Objection is also made to the validity of that portion of section 10 of the act which directs that the judges of the district and county courts shall, upon motion of the plaintiff in any civil action pending at the time of the passage of the act, transfer the cause to the superior court where the same shall stand for trial. By this provision, the Legislature, in creating the court with jurisdiction concurrent with the district and county courts, attempted to afford an opportunity to relieve the dockets of the district and county courts by permitting a cause already instituted to be transferred to the superior court for final disposition, and, at the same time, not deprive the plaintiff in any such action of the opportunity to choose the forum in which he will prosecute his action, which opportunity all statutes conferring concurrent jurisdiction of any cause upon two or more courts afford to the plaintiff. Without this provision in the act, the plaintiff in any cause already instituted in the district or county courts might, by dismissing the same without prejudice, re-instate it in the superior court. No reason appears why he could not be permitted to do directly that which he might do indirectly without this provision of the statute. Where two or more courts have concurrent jurisdiction of the same cause of action, necessarily the statute conferring such jurisdiction gives to the plaintiff the opportunity of selecting the forum in which he shall institute and prosecute his action.
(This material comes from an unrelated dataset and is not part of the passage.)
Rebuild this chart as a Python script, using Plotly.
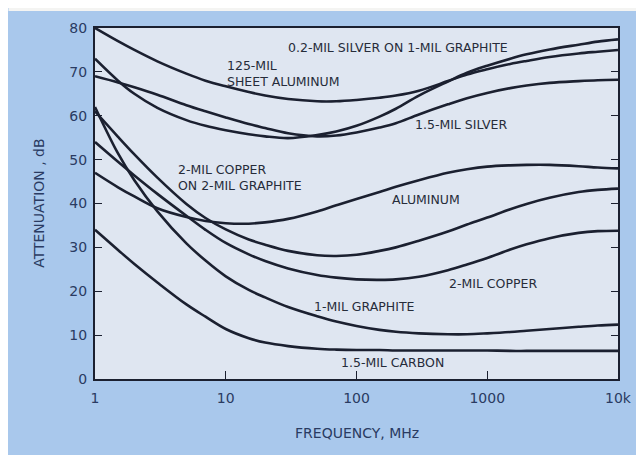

If, for any reason, as for bias of the judge, or other cause, the defendant cannot obtain a fair and impartial trial in the court in which the action is instituted, his remedy is the remedy usually afforded by statute, to wit, transfer of judge or change of venue. No good reason has been pointed out to us why *Page 372 
this provision of the statute was not within the power of the Legislature to enact, and, none appearing to us, the contention of the plaintiff in error cannot be sustained.
The order of the trial court is affirmed.
Kane, C. J., Dunn and Turner, JJ., concur; Williams, J., not participating.